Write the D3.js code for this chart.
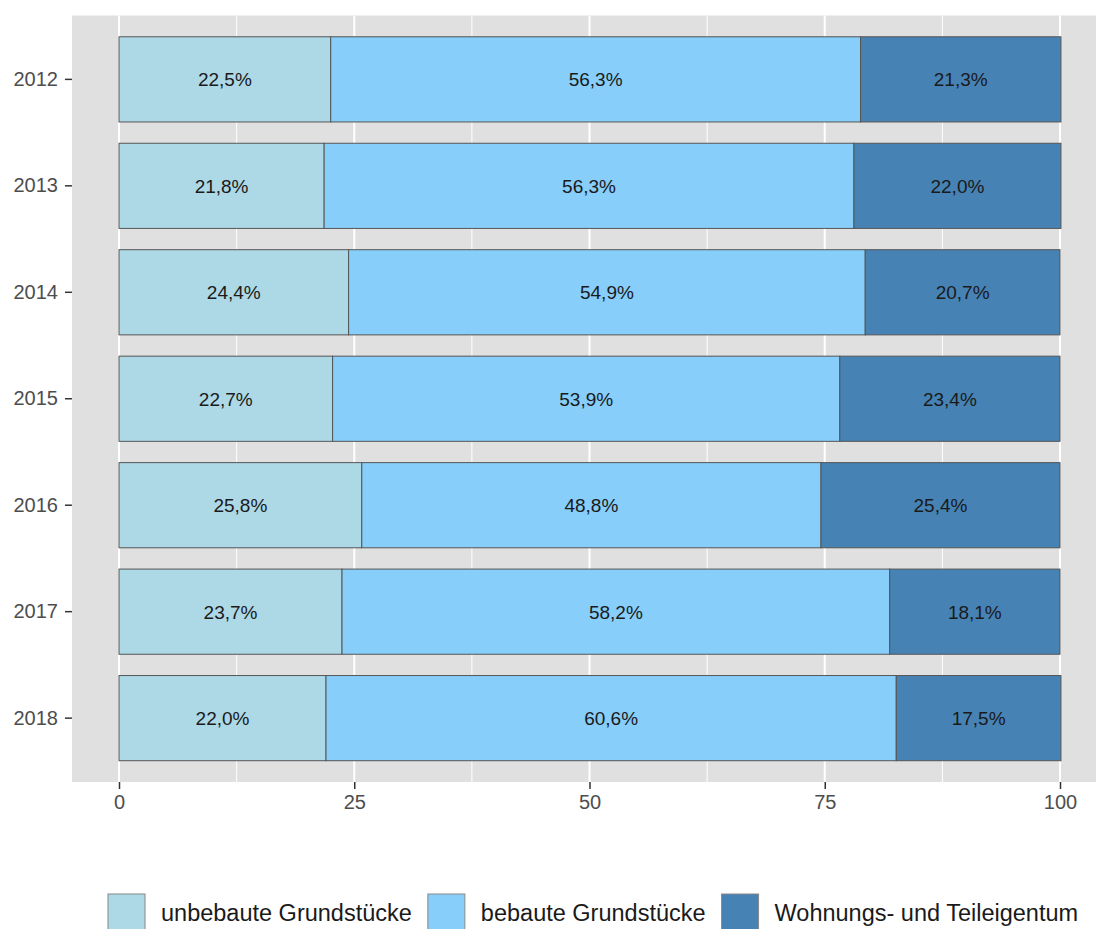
<!DOCTYPE html>
<html>
<head>
<meta charset="utf-8">
<script src="https://cdn.jsdelivr.net/npm/d3@7"></script>
<style>
  body { margin: 0; background: #fff; }
  svg { display: block; font-family: "Liberation Sans", Arial, sans-serif; }
</style>
</head>
<body>
<script>
// data
let years = ['2012', '2013', '2014', '2015', '2016', '2017', '2018'];
let categories = ['unbebaute Grundstücke', 'bebaute Grundstücke', 'Wohnungs- und Teileigentum'];
let unbebaut = [22.5, 21.8, 24.4, 22.7, 25.8, 23.7, 22.0];
let bebaut = [56.3, 56.3, 54.9, 53.9, 48.8, 58.2, 60.6];
let wohnung = [21.3, 22.0, 20.7, 23.4, 25.4, 18.1, 17.5];
let xTicks = [0, 25, 50, 75, 100];
let colors = ['#ADD8E6', '#87CEFA', '#4682B4'];

let width = 1096, height = 929;
let margin = { top: 15.5, bottom: 147 };

let svg = d3.select('body').append('svg')
    .attr('width', width)
    .attr('height', height);

let table = years.map((y, i) => ({ year: y, values: [unbebaut[i], bebaut[i], wohnung[i]] }));

// scales
let xScale = d3.scaleLinear()
    .domain([0, 100])
    .range([119, 1060]);
let yScale = d3.scaleBand()
    .domain(years)
    .range([margin.top, height - margin.bottom])
    .paddingInner(0.2)
    .paddingOuter(0.2);

let panelLeft = xScale(-5), panelRight = xScale(105);
let panelTop = margin.top, panelBottom = height - margin.bottom;

// panel background
svg.append('rect')
    .attr('x', panelLeft)
    .attr('y', panelTop)
    .attr('width', panelRight - panelLeft)
    .attr('height', panelBottom - panelTop)
    .attr('fill', '#e0e0e0');

// grid lines
let minor = [12.5, 37.5, 62.5, 87.5];
svg.append('g').selectAll('line')
    .data(minor)
    .enter()
    .append('line')
    .attr('x1', d => xScale(d))
    .attr('x2', d => xScale(d))
    .attr('y1', panelTop)
    .attr('y2', panelBottom)
    .attr('stroke', '#fff')
    .attr('stroke-width', 1);
svg.append('g').selectAll('line')
    .data(xTicks)
    .enter()
    .append('line')
    .attr('x1', d => xScale(d))
    .attr('x2', d => xScale(d))
    .attr('y1', panelTop)
    .attr('y2', panelBottom)
    .attr('stroke', '#fff')
    .attr('stroke-width', 2);

// stacked bars
let stack = d3.stack()
    .keys([0, 1, 2])
    .value((d, k) => d.values[k]);
let series = stack(table);

let groups = svg.append('g').selectAll('g')
    .data(series)
    .enter()
    .append('g')
    .attr('fill', (d, i) => colors[i]);

groups.selectAll('rect')
    .data(d => d)
    .enter()
    .append('rect')
    .attr('x', d => xScale(d[0]))
    .attr('y', d => yScale(d.data.year))
    .attr('width', d => xScale(d[1]) - xScale(d[0]))
    .attr('height', yScale.bandwidth())
    .attr('stroke', '#555')
    .attr('stroke-width', 1);

// labels
let fmt = v => v.toFixed(1).replace('.', ',') + '%';
groups.selectAll('text')
    .data((d, i) => d.map(p => ({ p: p, v: p.data.values[i] })))
    .enter()
    .append('text')
    .attr('x', d => xScale((d.p[0] + d.p[1]) / 2))
    .attr('y', d => yScale(d.p.data.year) + yScale.bandwidth() / 2)
    .attr('dy', '0.36em')
    .attr('text-anchor', 'middle')
    .attr('fill', '#1a1a1a')
    .style('font-size', '19px')
    .text(d => fmt(d.v));

// axes
let xAxis = d3.axisBottom(xScale).tickValues(xTicks).tickSize(7).tickPadding(6);
let xAxisGroup = svg.append('g')
    .attr('transform', `translate(0, ${panelBottom})`)
    .call(xAxis);
xAxisGroup.select('.domain').remove();
xAxisGroup.selectAll('line').attr('stroke', '#333').attr('stroke-width', 1.5);
xAxisGroup.selectAll('text')
    .attr('fill', '#4d4d4d')
    .style('font-size', '20px')
    .style('font-family', '"Liberation Sans", Arial, sans-serif');

let yAxis = d3.axisLeft(yScale).tickSize(7).tickPadding(7);
let yAxisGroup = svg.append('g')
    .attr('transform', `translate(${panelLeft}, 0)`)
    .call(yAxis);
yAxisGroup.select('.domain').remove();
yAxisGroup.selectAll('line').attr('stroke', '#333').attr('stroke-width', 1.5);
yAxisGroup.selectAll('text')
    .attr('fill', '#4d4d4d')
    .style('font-size', '20px')
    .style('font-family', '"Liberation Sans", Arial, sans-serif');

// legend
let keySize = 37;
let legend = svg.append('g')
    .attr('transform', 'translate(108, 894)');
let cursor = 0;
categories.forEach((c, i) => {
    let item = legend.append('g').attr('transform', `translate(${cursor}, 0)`);
    item.append('rect')
        .attr('width', keySize)
        .attr('height', keySize)
        .attr('fill', colors[i])
        .attr('stroke', '#888')
        .attr('stroke-width', 1);
    let label = item.append('text')
        .attr('x', keySize + 16)
        .attr('y', keySize / 2)
        .attr('dy', '0.36em')
        .attr('fill', '#1a1a1a')
        .style('font-size', '23.5px')
        .text(c);
    cursor += keySize + 16 + label.node().getComputedTextLength() + 16;
});
</script>
</body>
</html>
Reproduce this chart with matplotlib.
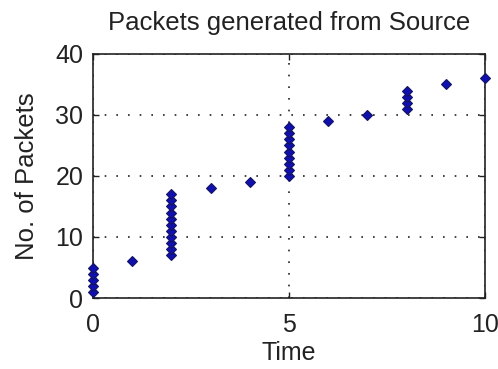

:: Task prompt ::
Each record above should be copied character for character, with pictures dropped.

:: Response to the task ::
Write the D3.js code for this chart.
<!DOCTYPE html>
<html>
<head>
<meta charset="utf-8">
<script src="https://cdn.jsdelivr.net/npm/d3@7"></script>
<style>
  body { margin: 0; background: #fff; }
  svg { display: block; font-family: "Liberation Sans", Arial, sans-serif; }
</style>
</head>
<body>
<script>
// data
let years = ['2012', '2013', '2014', '2015', '2016', '2017', '2018'];
let categories = ['unbebaute Grundstücke', 'bebaute Grundstücke', 'Wohnungs- und Teileigentum'];
let unbebaut = [22.5, 21.8, 24.4, 22.7, 25.8, 23.7, 22.0];
let bebaut = [56.3, 56.3, 54.9, 53.9, 48.8, 58.2, 60.6];
let wohnung = [21.3, 22.0, 20.7, 23.4, 25.4, 18.1, 17.5];
let xTicks = [0, 25, 50, 75, 100];
let colors = ['#ADD8E6', '#87CEFA', '#4682B4'];

let width = 1096, height = 929;
let margin = { top: 15.5, bottom: 147 };

let svg = d3.select('body').append('svg')
    .attr('width', width)
    .attr('height', height);

let table = years.map((y, i) => ({ year: y, values: [unbebaut[i], bebaut[i], wohnung[i]] }));

// scales
let xScale = d3.scaleLinear()
    .domain([0, 100])
    .range([119, 1060]);
let yScale = d3.scaleBand()
    .domain(years)
    .range([margin.top, height - margin.bottom])
    .paddingInner(0.2)
    .paddingOuter(0.2);

let panelLeft = xScale(-5), panelRight = xScale(105);
let panelTop = margin.top, panelBottom = height - margin.bottom;

// panel background
svg.append('rect')
    .attr('x', panelLeft)
    .attr('y', panelTop)
    .attr('width', panelRight - panelLeft)
    .attr('height', panelBottom - panelTop)
    .attr('fill', '#e0e0e0');

// grid lines
let minor = [12.5, 37.5, 62.5, 87.5];
svg.append('g').selectAll('line')
    .data(minor)
    .enter()
    .append('line')
    .attr('x1', d => xScale(d))
    .attr('x2', d => xScale(d))
    .attr('y1', panelTop)
    .attr('y2', panelBottom)
    .attr('stroke', '#fff')
    .attr('stroke-width', 1);
svg.append('g').selectAll('line')
    .data(xTicks)
    .enter()
    .append('line')
    .attr('x1', d => xScale(d))
    .attr('x2', d => xScale(d))
    .attr('y1', panelTop)
    .attr('y2', panelBottom)
    .attr('stroke', '#fff')
    .attr('stroke-width', 2);

// stacked bars
let stack = d3.stack()
    .keys([0, 1, 2])
    .value((d, k) => d.values[k]);
let series = stack(table);

let groups = svg.append('g').selectAll('g')
    .data(series)
    .enter()
    .append('g')
    .attr('fill', (d, i) => colors[i]);

groups.selectAll('rect')
    .data(d => d)
    .enter()
    .append('rect')
    .attr('x', d => xScale(d[0]))
    .attr('y', d => yScale(d.data.year))
    .attr('width', d => xScale(d[1]) - xScale(d[0]))
    .attr('height', yScale.bandwidth())
    .attr('stroke', '#555')
    .attr('stroke-width', 1);

// labels
let fmt = v => v.toFixed(1).replace('.', ',') + '%';
groups.selectAll('text')
    .data((d, i) => d.map(p => ({ p: p, v: p.data.values[i] })))
    .enter()
    .append('text')
    .attr('x', d => xScale((d.p[0] + d.p[1]) / 2))
    .attr('y', d => yScale(d.p.data.year) + yScale.bandwidth() / 2)
    .attr('dy', '0.36em')
    .attr('text-anchor', 'middle')
    .attr('fill', '#1a1a1a')
    .style('font-size', '19px')
    .text(d => fmt(d.v));

// axes
let xAxis = d3.axisBottom(xScale).tickValues(xTicks).tickSize(7).tickPadding(6);
let xAxisGroup = svg.append('g')
    .attr('transform', `translate(0, ${panelBottom})`)
    .call(xAxis);
xAxisGroup.select('.domain').remove();
xAxisGroup.selectAll('line').attr('stroke', '#333').attr('stroke-width', 1.5);
xAxisGroup.selectAll('text')
    .attr('fill', '#4d4d4d')
    .style('font-size', '20px')
    .style('font-family', '"Liberation Sans", Arial, sans-serif');

let yAxis = d3.axisLeft(yScale).tickSize(7).tickPadding(7);
let yAxisGroup = svg.append('g')
    .attr('transform', `translate(${panelLeft}, 0)`)
    .call(yAxis);
yAxisGroup.select('.domain').remove();
yAxisGroup.selectAll('line').attr('stroke', '#333').attr('stroke-width', 1.5);
yAxisGroup.selectAll('text')
    .attr('fill', '#4d4d4d')
    .style('font-size', '20px')
    .style('font-family', '"Liberation Sans", Arial, sans-serif');

// legend
let keySize = 37;
let legend = svg.append('g')
    .attr('transform', 'translate(108, 894)');
let cursor = 0;
categories.forEach((c, i) => {
    let item = legend.append('g').attr('transform', `translate(${cursor}, 0)`);
    item.append('rect')
        .attr('width', keySize)
        .attr('height', keySize)
        .attr('fill', colors[i])
        .attr('stroke', '#888')
        .attr('stroke-width', 1);
    let label = item.append('text')
        .attr('x', keySize + 16)
        .attr('y', keySize / 2)
        .attr('dy', '0.36em')
        .attr('fill', '#1a1a1a')
        .style('font-size', '23.5px')
        .text(c);
    cursor += keySize + 16 + label.node().getComputedTextLength() + 16;
});
</script>
</body>
</html>
Reproduce this chart with matplotlib.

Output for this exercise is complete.